Repeat everything from the first line of the listing below through the line that contains "10, 11, 12];", exactly. Leave out pictures.

» INFORMATION SHOWN:
★ ★ ★ ★ ★

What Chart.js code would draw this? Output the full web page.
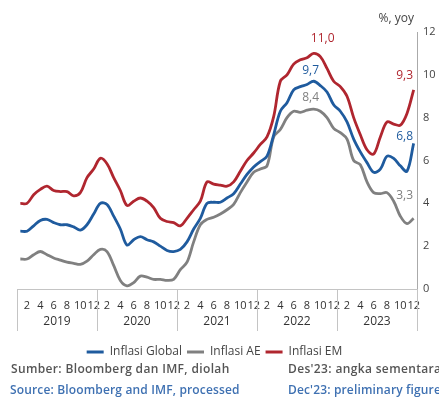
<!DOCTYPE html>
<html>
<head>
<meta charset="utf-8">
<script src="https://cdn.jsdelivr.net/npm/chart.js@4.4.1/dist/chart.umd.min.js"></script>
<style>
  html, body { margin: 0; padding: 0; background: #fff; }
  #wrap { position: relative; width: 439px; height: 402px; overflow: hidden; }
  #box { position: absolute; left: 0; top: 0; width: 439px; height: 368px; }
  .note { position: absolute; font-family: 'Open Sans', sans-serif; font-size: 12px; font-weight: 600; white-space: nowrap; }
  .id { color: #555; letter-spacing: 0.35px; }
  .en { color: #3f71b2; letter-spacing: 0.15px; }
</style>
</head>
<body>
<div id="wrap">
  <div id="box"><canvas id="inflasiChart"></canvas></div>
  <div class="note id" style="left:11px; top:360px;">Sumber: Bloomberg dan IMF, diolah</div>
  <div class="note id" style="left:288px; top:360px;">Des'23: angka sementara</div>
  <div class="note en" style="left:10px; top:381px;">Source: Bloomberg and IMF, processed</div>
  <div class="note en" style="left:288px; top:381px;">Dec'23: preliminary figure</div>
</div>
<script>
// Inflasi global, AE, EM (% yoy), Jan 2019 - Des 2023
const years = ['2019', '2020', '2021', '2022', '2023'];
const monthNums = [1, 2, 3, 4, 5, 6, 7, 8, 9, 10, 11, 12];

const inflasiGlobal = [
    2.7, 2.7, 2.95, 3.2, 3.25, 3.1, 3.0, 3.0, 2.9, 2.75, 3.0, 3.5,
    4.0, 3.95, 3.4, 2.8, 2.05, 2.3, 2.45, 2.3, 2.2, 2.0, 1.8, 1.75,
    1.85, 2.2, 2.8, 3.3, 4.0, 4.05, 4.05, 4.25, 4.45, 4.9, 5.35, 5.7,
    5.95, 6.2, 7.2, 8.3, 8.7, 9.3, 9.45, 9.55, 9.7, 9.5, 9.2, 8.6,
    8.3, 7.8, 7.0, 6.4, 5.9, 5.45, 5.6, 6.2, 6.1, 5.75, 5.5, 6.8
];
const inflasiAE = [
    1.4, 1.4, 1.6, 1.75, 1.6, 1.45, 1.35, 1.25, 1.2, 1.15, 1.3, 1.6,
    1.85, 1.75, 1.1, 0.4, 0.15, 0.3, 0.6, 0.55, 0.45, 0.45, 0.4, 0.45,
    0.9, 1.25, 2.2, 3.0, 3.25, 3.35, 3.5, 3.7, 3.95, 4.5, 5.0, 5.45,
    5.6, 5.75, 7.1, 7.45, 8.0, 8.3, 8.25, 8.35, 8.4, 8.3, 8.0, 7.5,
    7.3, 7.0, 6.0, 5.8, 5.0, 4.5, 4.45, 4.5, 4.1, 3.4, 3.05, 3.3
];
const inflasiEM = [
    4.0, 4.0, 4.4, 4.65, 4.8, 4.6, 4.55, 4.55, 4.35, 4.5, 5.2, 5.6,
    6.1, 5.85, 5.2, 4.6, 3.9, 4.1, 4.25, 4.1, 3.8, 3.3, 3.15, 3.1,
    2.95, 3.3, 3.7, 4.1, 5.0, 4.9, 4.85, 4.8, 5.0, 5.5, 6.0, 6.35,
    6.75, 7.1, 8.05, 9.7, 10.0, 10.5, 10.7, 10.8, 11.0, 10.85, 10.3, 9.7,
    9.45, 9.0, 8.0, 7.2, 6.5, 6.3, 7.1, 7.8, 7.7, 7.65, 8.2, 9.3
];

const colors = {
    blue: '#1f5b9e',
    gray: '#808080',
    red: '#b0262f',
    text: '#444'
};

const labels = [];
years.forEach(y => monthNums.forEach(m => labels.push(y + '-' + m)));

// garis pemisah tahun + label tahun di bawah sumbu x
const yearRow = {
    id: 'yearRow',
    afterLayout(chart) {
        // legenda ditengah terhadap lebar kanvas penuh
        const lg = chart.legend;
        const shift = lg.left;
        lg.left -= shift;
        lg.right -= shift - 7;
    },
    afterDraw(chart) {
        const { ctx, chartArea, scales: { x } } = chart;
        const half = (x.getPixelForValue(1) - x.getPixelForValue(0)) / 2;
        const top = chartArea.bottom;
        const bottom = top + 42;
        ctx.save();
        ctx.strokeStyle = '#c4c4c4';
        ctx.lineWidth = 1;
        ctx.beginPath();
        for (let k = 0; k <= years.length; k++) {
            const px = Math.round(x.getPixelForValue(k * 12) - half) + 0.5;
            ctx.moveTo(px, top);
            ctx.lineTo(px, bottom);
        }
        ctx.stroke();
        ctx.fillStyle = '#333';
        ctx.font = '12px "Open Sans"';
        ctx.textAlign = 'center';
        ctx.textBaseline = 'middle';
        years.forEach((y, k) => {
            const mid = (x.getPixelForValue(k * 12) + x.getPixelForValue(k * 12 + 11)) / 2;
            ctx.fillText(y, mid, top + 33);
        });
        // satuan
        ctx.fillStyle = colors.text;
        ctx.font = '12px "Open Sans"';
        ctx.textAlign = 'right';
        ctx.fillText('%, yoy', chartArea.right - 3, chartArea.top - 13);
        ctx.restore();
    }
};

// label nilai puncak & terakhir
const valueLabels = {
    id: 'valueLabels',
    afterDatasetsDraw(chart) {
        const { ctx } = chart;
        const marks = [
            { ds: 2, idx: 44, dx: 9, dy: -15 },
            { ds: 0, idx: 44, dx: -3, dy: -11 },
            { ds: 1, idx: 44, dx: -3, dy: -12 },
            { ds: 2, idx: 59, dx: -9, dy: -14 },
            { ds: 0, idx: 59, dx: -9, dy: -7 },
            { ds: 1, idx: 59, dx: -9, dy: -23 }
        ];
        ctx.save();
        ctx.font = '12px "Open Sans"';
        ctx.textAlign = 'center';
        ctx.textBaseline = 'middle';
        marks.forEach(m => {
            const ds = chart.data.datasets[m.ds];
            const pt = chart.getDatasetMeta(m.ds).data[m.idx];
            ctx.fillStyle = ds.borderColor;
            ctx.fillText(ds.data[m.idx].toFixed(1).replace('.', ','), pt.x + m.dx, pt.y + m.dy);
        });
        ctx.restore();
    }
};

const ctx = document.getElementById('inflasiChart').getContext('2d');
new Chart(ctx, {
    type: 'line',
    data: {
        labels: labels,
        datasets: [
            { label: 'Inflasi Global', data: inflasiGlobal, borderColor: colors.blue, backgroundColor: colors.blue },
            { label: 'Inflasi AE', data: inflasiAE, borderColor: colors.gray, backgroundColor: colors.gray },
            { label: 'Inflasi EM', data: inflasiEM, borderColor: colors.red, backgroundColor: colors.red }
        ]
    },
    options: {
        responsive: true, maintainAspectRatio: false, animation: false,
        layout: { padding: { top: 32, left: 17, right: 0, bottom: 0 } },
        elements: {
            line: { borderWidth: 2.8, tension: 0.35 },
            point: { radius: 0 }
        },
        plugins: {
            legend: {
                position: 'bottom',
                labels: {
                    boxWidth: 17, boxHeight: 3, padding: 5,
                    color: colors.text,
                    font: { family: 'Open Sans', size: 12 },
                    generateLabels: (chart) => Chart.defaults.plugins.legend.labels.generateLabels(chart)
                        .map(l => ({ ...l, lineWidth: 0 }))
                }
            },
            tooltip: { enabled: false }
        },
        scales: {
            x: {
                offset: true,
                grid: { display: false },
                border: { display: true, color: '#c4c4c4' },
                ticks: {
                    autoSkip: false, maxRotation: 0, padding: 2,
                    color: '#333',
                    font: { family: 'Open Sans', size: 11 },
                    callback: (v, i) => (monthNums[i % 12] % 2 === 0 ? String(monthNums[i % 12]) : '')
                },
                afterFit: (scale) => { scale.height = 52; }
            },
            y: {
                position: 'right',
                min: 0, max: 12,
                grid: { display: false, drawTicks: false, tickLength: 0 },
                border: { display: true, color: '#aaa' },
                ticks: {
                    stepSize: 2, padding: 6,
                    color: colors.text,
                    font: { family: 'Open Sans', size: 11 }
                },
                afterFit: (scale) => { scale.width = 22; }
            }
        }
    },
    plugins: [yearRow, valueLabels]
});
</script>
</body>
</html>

★ ★ ★ ★ ★

» EXPECTED ANSWER:
What Chart.js code would draw this? Output the full web page.
<!DOCTYPE html>
<html>
<head>
<meta charset="utf-8">
<script src="https://cdn.jsdelivr.net/npm/chart.js@4.4.1/dist/chart.umd.min.js"></script>
<style>
  html, body { margin: 0; padding: 0; background: #fff; }
  #wrap { position: relative; width: 439px; height: 402px; overflow: hidden; }
  #box { position: absolute; left: 0; top: 0; width: 439px; height: 368px; }
  .note { position: absolute; font-family: 'Open Sans', sans-serif; font-size: 12px; font-weight: 600; white-space: nowrap; }
  .id { color: #555; letter-spacing: 0.35px; }
  .en { color: #3f71b2; letter-spacing: 0.15px; }
</style>
</head>
<body>
<div id="wrap">
  <div id="box"><canvas id="inflasiChart"></canvas></div>
  <div class="note id" style="left:11px; top:360px;">Sumber: Bloomberg dan IMF, diolah</div>
  <div class="note id" style="left:288px; top:360px;">Des'23: angka sementara</div>
  <div class="note en" style="left:10px; top:381px;">Source: Bloomberg and IMF, processed</div>
  <div class="note en" style="left:288px; top:381px;">Dec'23: preliminary figure</div>
</div>
<script>
// Inflasi global, AE, EM (% yoy), Jan 2019 - Des 2023
const years = ['2019', '2020', '2021', '2022', '2023'];
const monthNums = [1, 2, 3, 4, 5, 6, 7, 8, 9, 10, 11, 12];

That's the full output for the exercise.